We sometimes don’t suspect it in the first place. For example, we may not think about alcohol withdrawal in the older patient who presents with delirium.2 Second, the differential diagnosis is enormous, and the presentation overlaps with other common ED diagnoses such as sympathomimetic drug intoxication and sepsis. There is no lab test to rule in the diagnosis, and we sometimes get sidetracked by other concurrent medical, psychiatric, and traumatic issues.
Mismanagement of these patients may stem from a lack of ED training on this topic and be due to little standardization in management. There is, unfortunately, still a stigma associated with alcoholism, which may contribute to indifference to these patients by ED staff, and the medications used to treat alcohol withdrawal are often dosed incorrectly.3 Mismanaged alcohol withdrawal can be fatal, and untreated severe withdrawal often ends up with your patient seizing and sometimes progressing to delirium tremens.4
Management of Alcohol Withdrawal Involves Four Steps
First, accurate diagnosis based on clinical features is paramount. Next, the use of a standardized, symptom-guided tool to assess symptom severity and guide treatment is important. Third, ensure that patients are fully treated prior to ED discharge, and fourth, provide a pathway to support for patients who are trying to quit.
1. Tremor is central to the diagnosis of alcohol withdrawal.

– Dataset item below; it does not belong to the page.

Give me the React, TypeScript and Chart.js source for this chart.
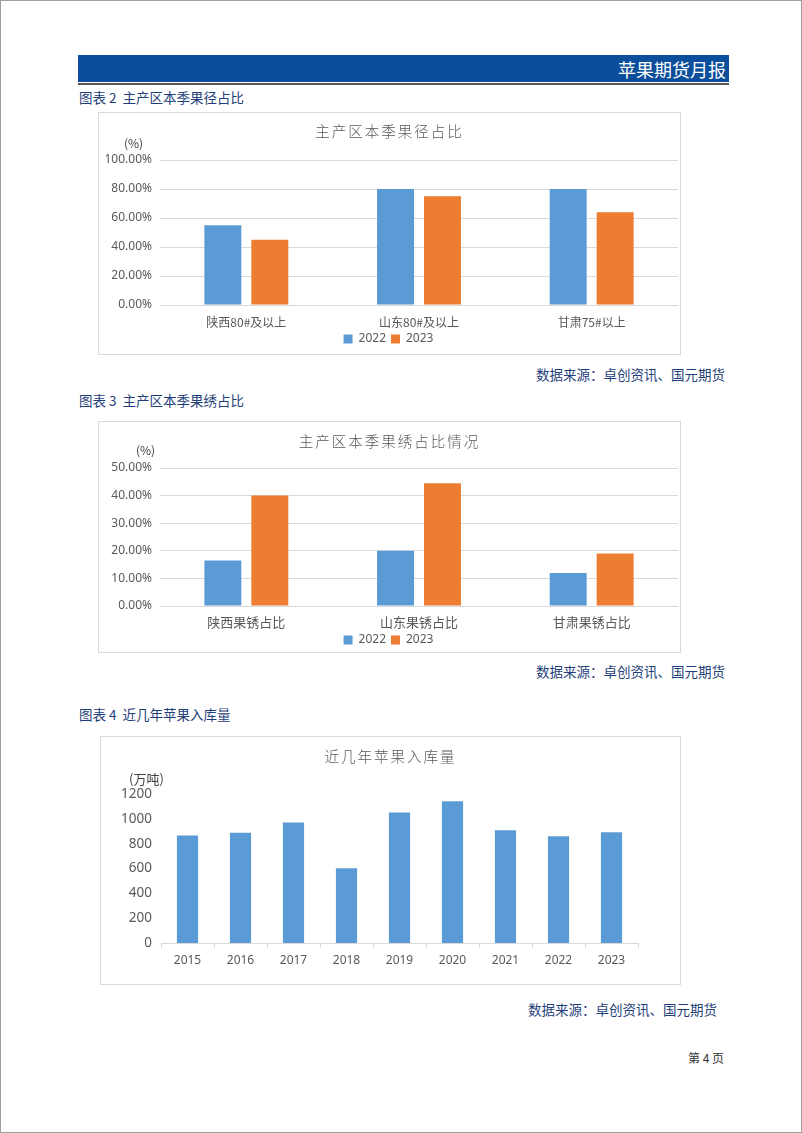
import React, { useEffect, useRef } from "react";
import { Chart, registerables } from "chart.js";

Chart.register(...registerables);

// ---------- data ----------
const seriesNames = ["2022", "2023"];

const sizeCategories = ["陕西80#及以上", "山东80#及以上", "甘肃75#以上"];
const size2022 = [55, 80, 80];
const size2023 = [45, 75, 64];

const rustCategories = ["陕西果锈占比", "山东果锈占比", "甘肃果锈占比"];
const rust2022 = [16.5, 20, 12];
const rust2023 = [40, 44.5, 19];

const storageYears = ["2015", "2016", "2017", "2018", "2019", "2020", "2021", "2022", "2023"];
const storageValues = [866, 887, 970, 603, 1051, 1141, 908, 860, 892];

// ---------- styles ----------
const BLUE = "#5B9BD5";
const ORANGE = "#ED7D31";
const GRID = "#D9D9D9";
const TEXT = "#595959";
const NAVY = "#1F3F7A";
const CJK = '"Noto Sans CJK SC", "Noto Sans", sans-serif';
const SANS = '"Noto Sans", "Liberation Sans", sans-serif';

function ChartCanvas({ width, height, config }: { width: number; height: number; config: any }) {
  const ref = useRef<HTMLCanvasElement>(null);
  useEffect(() => {
    const chart = new Chart(ref.current as HTMLCanvasElement, config);
    return () => chart.destroy();
  }, []);
  return <canvas ref={ref} width={width} height={height} style={{ width, height, display: "block" }} />;
}

function groupedConfig(opts: {
  labels: string[];
  a: number[];
  b: number[];
  max: number;
  step: number;
  padTop: number;
  xHeight: number;
  xPad: number;
  xFont: number;
  legendPad: number;
  legendMax: number;
}) {
  return {
    type: "bar",
    data: {
      labels: opts.labels,
      datasets: [
        { label: seriesNames[0], data: opts.a, backgroundColor: BLUE, categoryPercentage: 0.544, barPercentage: 0.787 },
        { label: seriesNames[1], data: opts.b, backgroundColor: ORANGE, categoryPercentage: 0.544, barPercentage: 0.787 },
      ],
    },
    options: {
      responsive: false,
      animation: false,
      devicePixelRatio: 1,
      layout: { padding: { top: opts.padTop, right: 2, left: 0, bottom: 0 } },
      plugins: {
        tooltip: { enabled: false },
        legend: {
          position: "bottom",
          maxHeight: opts.legendMax,
          labels: {
            boxWidth: 9,
            boxHeight: 9,
            padding: opts.legendPad,
            color: TEXT,
            font: { size: 12, family: SANS },
          },
        },
      },
      scales: {
        x: {
          grid: { display: false, drawTicks: false },
          border: { display: false },
          ticks: {
            color: TEXT,
            padding: opts.xPad,
            maxRotation: 0,
            font: { size: opts.xFont, family: CJK, lineHeight: 1 },
          },
          afterFit: (s: any) => {
            s.height = opts.xHeight;
          },
        },
        y: {
          min: 0,
          max: opts.max,
          grid: { color: GRID, drawTicks: false },
          border: { display: false },
          ticks: {
            stepSize: opts.step,
            padding: 8,
            color: TEXT,
            font: { size: 12, family: SANS },
            callback: (v: any) => Number(v).toFixed(2) + "%",
          },
          afterFit: (s: any) => {
            s.width = 61;
          },
        },
      },
    },
  };
}

const storageConfig = {
  type: "bar",
  data: {
    labels: storageYears,
    datasets: [
      { label: "入库量", data: storageValues, backgroundColor: BLUE, categoryPercentage: 1, barPercentage: 0.4 },
    ],
  },
  options: {
    responsive: false,
    animation: false,
    devicePixelRatio: 1,
    layout: { padding: { top: 57, right: 42, left: 0, bottom: 0 } },
    plugins: { tooltip: { enabled: false }, legend: { display: false } },
    scales: {
      x: {
        grid: { display: true, drawOnChartArea: false, drawTicks: true, tickLength: 5, color: GRID, offset: true },
        border: { display: true, color: GRID },
        ticks: { color: TEXT, padding: 5, maxRotation: 0, font: { size: 12, family: SANS } },
        afterFit: (s: any) => {
          s.height = 41;
        },
      },
      y: {
        min: 0,
        max: 1200,
        grid: { display: false, drawTicks: false },
        border: { display: false },
        ticks: {
          stepSize: 200,
          padding: 9,
          color: TEXT,
          font: { size: 13.5, family: SANS },
          callback: (v: any) => String(v),
        },
        afterFit: (s: any) => {
          s.width = 60;
        },
      },
    },
  },
};

const abs = (left: number, top: number, extra: any = {}) => ({ position: "absolute" as const, left, top, ...extra });

function Caption({ top, text }: { top: number; text: string }) {
  return (
    <div
      style={abs(78, top - 9, {
        fontSize: 13.5,
        lineHeight: "18px",
        color: NAVY,
        fontFamily: CJK,
        whiteSpace: "pre",
      })}
    >
      {text}
    </div>
  );
}

function Source({ top, right }: { top: number; right: number }) {
  return (
    <div
      style={abs(right - 300, top - 9, {
        width: 300,
        textAlign: "right",
        fontSize: 13.5,
        lineHeight: "18px",
        color: NAVY,
        fontFamily: CJK,
        whiteSpace: "nowrap",
      })}
    >
      数据来源：卓创资讯、国元期货
    </div>
  );
}

function ChartBox(props: {
  left: number;
  top: number;
  width: number;
  height: number;
  title: string;
  titleY: number;
  unit: string;
  unitX: number;
  unitY: number;
  unitSize: number;
  config: any;
}) {
  const { left, top, width, height, title, titleY, unit, unitX, unitY, unitSize, config } = props;
  return (
    <div
      style={abs(left, top, {
        width,
        height,
        boxSizing: "border-box",
        border: "1px solid " + GRID,
        background: "#fff",
      })}
    >
      <div style={abs(0, 0)}>
        <ChartCanvas width={width - 2} height={height - 2} config={config} />
      </div>
      <div
        style={abs(0, titleY - top - 1 - 10, {
          width: width - 2,
          textAlign: "center",
          fontSize: 14.5,
          lineHeight: "20px",
          letterSpacing: "2px",
          color: TEXT,
          fontFamily: CJK,
          fontWeight: 300,
        })}
      >
        {title}
      </div>
      <div
        style={abs(unitX - left - 1, unitY - top - 1 - 9, {
          fontSize: unitSize,
          lineHeight: "18px",
          color: "#404040",
          fontFamily: CJK,
          whiteSpace: "nowrap",
        })}
      >
        {unit}
      </div>
    </div>
  );
}

export default function App() {
  const sizeConfig = groupedConfig({
    labels: sizeCategories,
    a: size2022,
    b: size2023,
    max: 100,
    step: 20,
    padTop: 47,
    xHeight: 23,
    xPad: 11,
    xFont: 12,
    legendPad: 5,
    legendMax: 26,
  });
  const rustConfig = groupedConfig({
    labels: rustCategories,
    a: rust2022,
    b: rust2023,
    max: 50,
    step: 10,
    padTop: 46,
    xHeight: 23,
    xPad: 9.5,
    xFont: 13,
    legendPad: 5,
    legendMax: 23,
  });

  return (
    <div
      style={abs(0, 0, {
        width: 802,
        height: 1133,
        boxSizing: "border-box",
        border: "1px solid #a0a0a0",
        background: "#fff",
        fontFamily: CJK,
      })}
    >
      {/* header */}
      <div style={abs(77, 54, { width: 651, height: 27, background: "#0B4E9B" })}>
        <div
          style={{
            position: "absolute",
            right: 3,
            top: 3,
            fontSize: 18,
            lineHeight: "22px",
            color: "#fff",
            fontFamily: CJK,
          }}
        >
          苹果期货月报
        </div>
      </div>
      <div style={abs(77, 82, { width: 651, height: 2, background: "#555" })} />

      <Caption top={96} text="图表 2  主产区本季果径占比" />
      <ChartBox
        left={97}
        top={111}
        width={583}
        height={243}
        title="主产区本季果径占比"
        titleY={130}
        unit="(%)"
        unitX={123}
        unitY={142}
        unitSize={12}
        config={sizeConfig}
      />
      <Source top={373} right={724} />

      <Caption top={399} text="图表 3  主产区本季果绣占比" />
      <ChartBox
        left={97}
        top={420}
        width={583}
        height={232}
        title="主产区本季果绣占比情况"
        titleY={440}
        unit="(%)"
        unitX={135}
        unitY={449}
        unitSize={12}
        config={rustConfig}
      />
      <Source top={670} right={724} />

      <Caption top={713} text="图表 4  近几年苹果入库量" />
      <ChartBox
        left={99}
        top={735}
        width={581}
        height={249}
        title="近几年苹果入库量"
        titleY={755}
        unit="(万吨)"
        unitX={128}
        unitY={778}
        unitSize={13}
        config={storageConfig}
      />
      <Source top={1008} right={716} />

      <div
        style={abs(623, 1048, {
          width: 100,
          textAlign: "right",
          fontSize: 12,
          lineHeight: "18px",
          color: "#333",
          fontFamily: CJK,
          whiteSpace: "pre",
        })}
      >
        第 4 页
      </div>
    </div>
  );
}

The diagnosis of alcohol withdrawal should be thought of as a clinical diagnosis of exclusion after infection, other toxidromes (ie, sympathomimetics, anticholinergics, toxic alcohols), serotonin syndrome, neuroleptic malignant syndrome, hypertensive crisis, acute pain, and thyrotoxicosis have been considered. There must be clear evidence of recent cessation or reduction of alcohol after high-dose regular use. Symptoms from alcohol withdrawal usually start within six to eight hours after the blood alcohol level decreases, peak at 72 hours, and diminish by days five to seven of abstinence. Delirium tremens can occur anytime from three to 12 days after abstinence.
The tremor of alcohol withdrawal is central to the diagnosis. It is important to understand the three key features of alcohol withdrawal tremor. It is an intention tremor (there is no tremor at rest, but when you ask the patient to extend their hands or arms, you will see a fine motor tremor) that is constant and does not fatigue with time. Other symptoms associated with alcohol withdrawal include gastrointestinal upset, anxiety, nausea/vomiting, diaphoresis, tachycardia, hypertension, and headache. If malingering is suspected, ask the patient to protrude their tongue. A tongue tremor is impossible to feign and is thought to be a more sensitive sign of alcohol withdrawal than hand tremor.